Leveraging this information provides vital context for stewardship decisions. As my colleague Charles Thompson puts it, "to guide the stewardship of cultural resources, we need to bring information to life." Access to information is key to preserving culturally and historically significant buildings and sites.

Historic building information management (HBIM) provides stewards of historic buildings with a single “digital filing cabinet” to store, organize, and retrieve valuable information. That includes information about the building’s structure, materials, and maintenance work as well as documents relating to its historic and cultural significance. For the first time, clients have a single source for all the information that informs scholarship, stewardship, and day-to-day maintenance decisions.

A screenshot of an HBIM model.
Our HBIM for the Mount Vernon mansion showing building elements color-coded by date of construction.

The application of digital twin technology to HBIM enables real-time building evaluation and management. A digital twin is a digital representation of the building into which we can plug various aspects and components—like building management systems (BMS) or networked sensors—to capture and communicate real-time performance data in a unified dashboard.

Using a digital twin, stakeholders can also leverage real-time data to monitor, analyze, and optimize a building's behavior and performance under various conditions and provide feedback and recommendations. The technology is helping stewards make better decisions for the conservation and enhancement of historic buildings and ensure their longevity and sustainability for future generations.

HBIM In Action at the Michigan State Capitol

HBIM and digital twin technology are key to helping preserve historic fabric at the Michigan State Capitol.  
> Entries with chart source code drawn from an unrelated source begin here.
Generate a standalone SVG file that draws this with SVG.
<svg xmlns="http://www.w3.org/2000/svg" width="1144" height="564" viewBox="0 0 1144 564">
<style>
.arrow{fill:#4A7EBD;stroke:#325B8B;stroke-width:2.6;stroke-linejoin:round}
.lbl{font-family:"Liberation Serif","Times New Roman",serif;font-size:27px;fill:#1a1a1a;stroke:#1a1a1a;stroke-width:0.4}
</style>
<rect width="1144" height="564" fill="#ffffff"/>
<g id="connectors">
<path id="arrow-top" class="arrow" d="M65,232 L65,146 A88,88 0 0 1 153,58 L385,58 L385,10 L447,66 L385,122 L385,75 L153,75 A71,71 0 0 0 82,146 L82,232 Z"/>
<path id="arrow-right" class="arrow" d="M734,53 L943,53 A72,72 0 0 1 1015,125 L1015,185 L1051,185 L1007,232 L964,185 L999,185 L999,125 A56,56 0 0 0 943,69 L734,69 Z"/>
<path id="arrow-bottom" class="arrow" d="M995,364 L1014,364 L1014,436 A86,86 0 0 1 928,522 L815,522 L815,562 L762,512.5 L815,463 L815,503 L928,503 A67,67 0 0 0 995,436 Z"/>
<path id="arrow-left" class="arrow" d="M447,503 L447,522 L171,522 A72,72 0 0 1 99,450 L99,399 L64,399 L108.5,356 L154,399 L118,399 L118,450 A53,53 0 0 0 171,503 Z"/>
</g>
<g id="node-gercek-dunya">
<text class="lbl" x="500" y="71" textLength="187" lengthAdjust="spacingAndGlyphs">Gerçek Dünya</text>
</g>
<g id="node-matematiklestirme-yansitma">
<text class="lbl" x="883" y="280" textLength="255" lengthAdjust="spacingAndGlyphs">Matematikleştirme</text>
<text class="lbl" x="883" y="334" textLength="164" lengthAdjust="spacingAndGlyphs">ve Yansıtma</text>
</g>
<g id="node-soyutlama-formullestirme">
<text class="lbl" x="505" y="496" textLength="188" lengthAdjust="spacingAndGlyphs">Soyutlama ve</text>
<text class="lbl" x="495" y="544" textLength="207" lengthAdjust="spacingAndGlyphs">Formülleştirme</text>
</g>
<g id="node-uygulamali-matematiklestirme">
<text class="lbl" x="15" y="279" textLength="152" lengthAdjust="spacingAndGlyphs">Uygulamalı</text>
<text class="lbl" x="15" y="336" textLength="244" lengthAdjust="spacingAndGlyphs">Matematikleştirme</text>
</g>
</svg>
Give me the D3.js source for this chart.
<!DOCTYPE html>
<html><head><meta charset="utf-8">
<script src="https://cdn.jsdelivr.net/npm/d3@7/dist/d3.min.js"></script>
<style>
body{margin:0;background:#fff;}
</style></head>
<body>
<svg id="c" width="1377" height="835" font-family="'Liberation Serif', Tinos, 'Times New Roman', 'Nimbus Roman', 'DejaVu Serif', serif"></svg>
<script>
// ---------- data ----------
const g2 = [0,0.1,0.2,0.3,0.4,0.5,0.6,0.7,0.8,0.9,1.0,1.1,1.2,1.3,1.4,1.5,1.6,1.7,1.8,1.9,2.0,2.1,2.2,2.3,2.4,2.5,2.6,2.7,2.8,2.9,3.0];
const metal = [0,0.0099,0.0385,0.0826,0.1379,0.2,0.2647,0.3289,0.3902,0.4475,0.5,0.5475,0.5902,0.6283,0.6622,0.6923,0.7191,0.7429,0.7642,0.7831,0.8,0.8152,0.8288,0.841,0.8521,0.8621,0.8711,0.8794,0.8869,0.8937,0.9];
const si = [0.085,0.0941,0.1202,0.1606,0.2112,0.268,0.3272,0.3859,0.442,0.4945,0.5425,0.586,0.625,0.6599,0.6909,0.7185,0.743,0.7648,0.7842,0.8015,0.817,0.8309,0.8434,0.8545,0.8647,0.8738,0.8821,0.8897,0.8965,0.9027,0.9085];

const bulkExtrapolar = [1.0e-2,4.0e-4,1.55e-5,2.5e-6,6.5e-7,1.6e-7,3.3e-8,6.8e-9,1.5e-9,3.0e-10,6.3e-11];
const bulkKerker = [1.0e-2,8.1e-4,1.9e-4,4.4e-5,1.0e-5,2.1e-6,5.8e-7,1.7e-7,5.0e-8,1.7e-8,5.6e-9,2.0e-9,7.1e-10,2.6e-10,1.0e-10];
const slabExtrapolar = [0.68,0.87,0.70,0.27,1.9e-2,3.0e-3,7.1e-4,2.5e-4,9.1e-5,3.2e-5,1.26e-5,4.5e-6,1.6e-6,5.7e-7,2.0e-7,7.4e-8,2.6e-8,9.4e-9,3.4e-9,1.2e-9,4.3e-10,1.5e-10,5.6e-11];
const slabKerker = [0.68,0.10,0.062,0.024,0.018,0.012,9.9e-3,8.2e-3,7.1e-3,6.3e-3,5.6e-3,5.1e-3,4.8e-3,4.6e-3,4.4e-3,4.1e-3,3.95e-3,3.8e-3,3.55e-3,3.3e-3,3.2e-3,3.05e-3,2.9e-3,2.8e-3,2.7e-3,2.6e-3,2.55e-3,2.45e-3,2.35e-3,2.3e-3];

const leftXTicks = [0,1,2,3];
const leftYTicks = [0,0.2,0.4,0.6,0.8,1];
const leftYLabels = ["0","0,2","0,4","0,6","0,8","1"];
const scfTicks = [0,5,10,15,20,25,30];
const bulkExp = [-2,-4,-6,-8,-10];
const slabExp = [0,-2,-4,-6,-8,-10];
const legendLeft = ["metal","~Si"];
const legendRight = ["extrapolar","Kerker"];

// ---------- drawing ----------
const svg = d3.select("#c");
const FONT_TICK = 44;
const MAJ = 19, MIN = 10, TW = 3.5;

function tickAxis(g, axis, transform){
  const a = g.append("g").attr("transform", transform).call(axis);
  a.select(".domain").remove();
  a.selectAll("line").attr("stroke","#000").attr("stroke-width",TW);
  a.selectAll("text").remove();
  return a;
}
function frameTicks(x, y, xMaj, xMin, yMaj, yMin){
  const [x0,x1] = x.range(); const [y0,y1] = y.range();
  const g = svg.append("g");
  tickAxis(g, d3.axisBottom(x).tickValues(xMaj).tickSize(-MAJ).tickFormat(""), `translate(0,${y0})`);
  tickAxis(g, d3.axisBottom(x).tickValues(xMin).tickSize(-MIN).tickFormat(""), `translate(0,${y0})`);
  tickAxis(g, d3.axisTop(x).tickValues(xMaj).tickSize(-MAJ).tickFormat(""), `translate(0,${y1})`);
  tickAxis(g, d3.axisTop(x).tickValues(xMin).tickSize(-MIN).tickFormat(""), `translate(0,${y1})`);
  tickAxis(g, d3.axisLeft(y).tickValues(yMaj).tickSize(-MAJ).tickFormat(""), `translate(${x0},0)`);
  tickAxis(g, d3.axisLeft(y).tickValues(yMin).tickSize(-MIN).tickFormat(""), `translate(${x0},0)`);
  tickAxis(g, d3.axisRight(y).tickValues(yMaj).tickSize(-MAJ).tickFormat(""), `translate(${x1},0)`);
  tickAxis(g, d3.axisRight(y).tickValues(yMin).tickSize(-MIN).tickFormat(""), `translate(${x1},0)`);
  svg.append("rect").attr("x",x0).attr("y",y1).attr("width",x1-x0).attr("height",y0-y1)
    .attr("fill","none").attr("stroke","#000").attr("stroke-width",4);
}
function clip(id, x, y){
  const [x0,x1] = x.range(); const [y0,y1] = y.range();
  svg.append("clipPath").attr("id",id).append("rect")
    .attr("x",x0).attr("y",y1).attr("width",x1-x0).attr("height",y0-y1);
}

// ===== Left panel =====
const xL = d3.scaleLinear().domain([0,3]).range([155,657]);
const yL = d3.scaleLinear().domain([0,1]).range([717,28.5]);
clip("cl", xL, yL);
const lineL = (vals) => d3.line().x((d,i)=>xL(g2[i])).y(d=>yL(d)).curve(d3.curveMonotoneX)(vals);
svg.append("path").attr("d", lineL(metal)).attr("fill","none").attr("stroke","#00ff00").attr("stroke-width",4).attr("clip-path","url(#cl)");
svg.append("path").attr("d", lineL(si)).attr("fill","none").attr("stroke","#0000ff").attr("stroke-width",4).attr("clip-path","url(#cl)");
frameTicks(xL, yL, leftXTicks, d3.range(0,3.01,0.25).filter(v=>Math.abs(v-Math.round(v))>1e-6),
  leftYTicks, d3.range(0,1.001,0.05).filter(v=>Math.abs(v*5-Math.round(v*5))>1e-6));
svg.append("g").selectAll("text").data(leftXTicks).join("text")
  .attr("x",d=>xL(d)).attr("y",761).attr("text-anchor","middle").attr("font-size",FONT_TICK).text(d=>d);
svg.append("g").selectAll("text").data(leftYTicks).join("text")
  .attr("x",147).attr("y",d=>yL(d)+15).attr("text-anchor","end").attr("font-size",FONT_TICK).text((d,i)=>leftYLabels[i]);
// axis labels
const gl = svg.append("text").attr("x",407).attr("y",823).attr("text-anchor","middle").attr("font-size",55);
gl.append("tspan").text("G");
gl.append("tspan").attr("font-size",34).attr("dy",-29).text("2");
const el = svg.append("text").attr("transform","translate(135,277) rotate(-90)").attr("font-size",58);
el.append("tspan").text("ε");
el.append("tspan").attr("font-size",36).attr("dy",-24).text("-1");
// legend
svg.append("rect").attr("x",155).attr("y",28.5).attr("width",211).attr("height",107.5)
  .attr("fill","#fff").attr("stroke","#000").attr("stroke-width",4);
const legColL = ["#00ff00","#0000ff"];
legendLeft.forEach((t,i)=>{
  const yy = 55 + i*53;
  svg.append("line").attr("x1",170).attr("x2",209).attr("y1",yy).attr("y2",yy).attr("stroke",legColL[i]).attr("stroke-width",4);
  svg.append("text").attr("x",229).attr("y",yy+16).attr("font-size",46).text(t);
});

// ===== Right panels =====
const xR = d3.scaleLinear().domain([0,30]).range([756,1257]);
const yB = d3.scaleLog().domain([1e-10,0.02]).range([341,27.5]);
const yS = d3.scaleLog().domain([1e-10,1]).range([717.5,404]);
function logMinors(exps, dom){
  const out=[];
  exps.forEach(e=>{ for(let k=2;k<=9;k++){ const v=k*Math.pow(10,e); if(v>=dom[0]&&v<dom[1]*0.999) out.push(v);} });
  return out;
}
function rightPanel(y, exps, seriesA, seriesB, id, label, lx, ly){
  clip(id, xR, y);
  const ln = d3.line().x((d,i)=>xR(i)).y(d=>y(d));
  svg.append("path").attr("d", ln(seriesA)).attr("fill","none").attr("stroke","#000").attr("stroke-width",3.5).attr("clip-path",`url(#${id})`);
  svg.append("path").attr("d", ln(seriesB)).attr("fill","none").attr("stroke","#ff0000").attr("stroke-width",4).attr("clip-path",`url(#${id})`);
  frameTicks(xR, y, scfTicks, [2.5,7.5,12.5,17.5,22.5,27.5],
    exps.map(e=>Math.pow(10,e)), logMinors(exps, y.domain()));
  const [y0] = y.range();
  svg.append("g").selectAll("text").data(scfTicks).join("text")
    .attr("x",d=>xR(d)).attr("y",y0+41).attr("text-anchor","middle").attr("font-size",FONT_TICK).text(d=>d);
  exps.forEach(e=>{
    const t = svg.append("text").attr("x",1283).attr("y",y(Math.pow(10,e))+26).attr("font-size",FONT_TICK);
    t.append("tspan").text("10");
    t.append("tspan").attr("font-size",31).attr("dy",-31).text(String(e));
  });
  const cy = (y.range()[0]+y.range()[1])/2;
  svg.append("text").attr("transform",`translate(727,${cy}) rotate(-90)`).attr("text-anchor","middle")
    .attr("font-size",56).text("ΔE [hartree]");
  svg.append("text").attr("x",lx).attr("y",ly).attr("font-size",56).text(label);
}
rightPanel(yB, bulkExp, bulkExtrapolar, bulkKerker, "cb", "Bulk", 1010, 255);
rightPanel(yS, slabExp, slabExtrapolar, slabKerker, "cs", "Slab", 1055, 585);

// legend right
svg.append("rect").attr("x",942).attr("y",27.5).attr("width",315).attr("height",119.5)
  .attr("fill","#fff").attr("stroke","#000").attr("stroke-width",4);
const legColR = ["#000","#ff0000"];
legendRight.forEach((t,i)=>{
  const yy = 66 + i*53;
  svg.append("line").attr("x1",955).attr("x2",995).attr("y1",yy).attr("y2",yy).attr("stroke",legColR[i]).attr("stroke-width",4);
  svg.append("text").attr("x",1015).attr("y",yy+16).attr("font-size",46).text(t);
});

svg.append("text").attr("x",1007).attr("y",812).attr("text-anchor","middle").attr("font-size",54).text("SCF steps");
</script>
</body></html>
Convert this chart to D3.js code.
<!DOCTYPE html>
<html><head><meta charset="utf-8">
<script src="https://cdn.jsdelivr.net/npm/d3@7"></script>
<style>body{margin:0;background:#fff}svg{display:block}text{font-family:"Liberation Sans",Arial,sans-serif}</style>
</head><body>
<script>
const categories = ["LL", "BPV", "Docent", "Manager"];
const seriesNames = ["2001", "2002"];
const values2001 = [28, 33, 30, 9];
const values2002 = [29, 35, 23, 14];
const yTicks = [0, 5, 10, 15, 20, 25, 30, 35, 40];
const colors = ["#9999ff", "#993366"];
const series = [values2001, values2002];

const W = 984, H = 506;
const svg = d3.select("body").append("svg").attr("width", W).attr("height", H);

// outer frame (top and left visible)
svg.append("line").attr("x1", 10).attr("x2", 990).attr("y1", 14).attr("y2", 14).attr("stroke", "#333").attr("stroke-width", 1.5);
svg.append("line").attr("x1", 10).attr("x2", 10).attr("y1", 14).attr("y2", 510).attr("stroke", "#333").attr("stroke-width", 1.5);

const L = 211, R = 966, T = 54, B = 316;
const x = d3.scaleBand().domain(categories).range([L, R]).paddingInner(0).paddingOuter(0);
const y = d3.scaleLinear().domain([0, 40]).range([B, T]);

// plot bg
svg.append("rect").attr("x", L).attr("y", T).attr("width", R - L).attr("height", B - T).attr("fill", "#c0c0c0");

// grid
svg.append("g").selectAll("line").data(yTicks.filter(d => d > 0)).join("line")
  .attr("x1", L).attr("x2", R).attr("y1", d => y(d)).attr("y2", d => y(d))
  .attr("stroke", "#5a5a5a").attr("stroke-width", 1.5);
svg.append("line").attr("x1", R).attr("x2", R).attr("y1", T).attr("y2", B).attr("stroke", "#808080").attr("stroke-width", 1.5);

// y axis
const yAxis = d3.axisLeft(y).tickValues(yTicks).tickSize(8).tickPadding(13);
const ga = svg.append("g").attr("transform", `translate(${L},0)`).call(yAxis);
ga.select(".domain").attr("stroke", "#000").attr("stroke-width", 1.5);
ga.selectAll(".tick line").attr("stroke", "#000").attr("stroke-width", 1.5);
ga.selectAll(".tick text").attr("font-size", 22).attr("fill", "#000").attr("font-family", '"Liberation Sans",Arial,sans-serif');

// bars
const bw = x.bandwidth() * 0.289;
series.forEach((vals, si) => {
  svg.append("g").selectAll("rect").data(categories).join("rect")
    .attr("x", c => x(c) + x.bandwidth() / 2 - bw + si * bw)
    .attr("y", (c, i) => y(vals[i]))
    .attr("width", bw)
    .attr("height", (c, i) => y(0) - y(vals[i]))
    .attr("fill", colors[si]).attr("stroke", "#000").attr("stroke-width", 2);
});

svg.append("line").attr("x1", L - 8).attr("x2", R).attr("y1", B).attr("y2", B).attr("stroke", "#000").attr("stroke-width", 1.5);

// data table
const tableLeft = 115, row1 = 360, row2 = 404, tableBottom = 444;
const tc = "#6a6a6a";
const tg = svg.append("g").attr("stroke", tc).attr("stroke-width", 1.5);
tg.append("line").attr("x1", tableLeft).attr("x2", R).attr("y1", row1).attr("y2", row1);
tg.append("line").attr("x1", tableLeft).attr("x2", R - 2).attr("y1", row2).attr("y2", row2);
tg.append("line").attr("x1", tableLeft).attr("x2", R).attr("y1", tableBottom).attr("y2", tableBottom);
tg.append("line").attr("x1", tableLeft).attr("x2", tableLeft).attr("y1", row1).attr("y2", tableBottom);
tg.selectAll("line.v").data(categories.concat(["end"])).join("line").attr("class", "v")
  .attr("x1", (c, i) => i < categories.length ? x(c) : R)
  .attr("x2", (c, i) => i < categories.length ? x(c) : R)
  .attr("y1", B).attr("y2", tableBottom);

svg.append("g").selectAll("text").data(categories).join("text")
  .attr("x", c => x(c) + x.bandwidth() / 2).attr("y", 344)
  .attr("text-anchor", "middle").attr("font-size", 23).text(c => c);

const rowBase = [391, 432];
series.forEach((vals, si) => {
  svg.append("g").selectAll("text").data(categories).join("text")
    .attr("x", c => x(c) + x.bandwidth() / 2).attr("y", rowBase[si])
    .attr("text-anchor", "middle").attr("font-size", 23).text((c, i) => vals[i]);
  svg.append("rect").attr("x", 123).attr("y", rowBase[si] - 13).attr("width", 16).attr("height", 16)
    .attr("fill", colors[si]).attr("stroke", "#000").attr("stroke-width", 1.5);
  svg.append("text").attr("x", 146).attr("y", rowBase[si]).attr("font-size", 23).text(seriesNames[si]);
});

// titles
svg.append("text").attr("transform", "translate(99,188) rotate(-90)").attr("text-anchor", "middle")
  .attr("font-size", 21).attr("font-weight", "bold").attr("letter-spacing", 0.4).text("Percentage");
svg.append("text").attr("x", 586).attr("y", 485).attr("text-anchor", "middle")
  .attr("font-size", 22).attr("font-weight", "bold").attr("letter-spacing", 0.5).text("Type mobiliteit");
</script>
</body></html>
For this National Historic Landmark, we first created a building information model (BIM) based on the existing built conditions. We then developed the HBIM by adding historic data into the BIM framework. The final step was to create a digital twin in which we can further place historic and real-time data. This comprehensive digital representation provides a more complete understanding of the building's characteristics and performance. It enables us to monitor day-to-day operations, such as humidity and temperature levels, while also maintaining records of repairs and materials used throughout the building's history. This integrated approach offers a more complete view of the structure, combining its past and present in a single, accessible digital platform.

We connected the digital twin, hosted on Autodesk’s user-friendly Tandem platform, to the building management system (BMS), giving facilities management staff an easy way to view the building’s systems and gain insights into their performance under different conditions.

A screenshot of a digital twin with a temperature dashboard.h
Facilities management view of the digital twin and building operations at Michigan State Capitol.

This is vitally important because the Michigan State Capitol has more than nine acres of precious decorative painted surfaces susceptible to environmental factors. It also needs to be a welcoming and comfortable space for visitors and legislators who use the building. By layering digital twin technology with HBIM, the facilities team can take corrective action when environmental conditions in delicate historic spaces exceed specified parameters.

Bridging Past and Future with Tech-Enabled Stewardship

At Quinn Evans, our commitment to preserving historic buildings is deeply intertwined with the innovative use of technology to enhance stewardship.

The thoughtful integration of technology into preservation practices is key to responsible stewardship. It allows us to address contemporary challenges while respecting the historic and cultural significance of buildings. By supporting our clients with these advanced tools, we help them ensure that historic places are preserved and adapted to benefit future generations, creating a sustainable legacy for the built environment.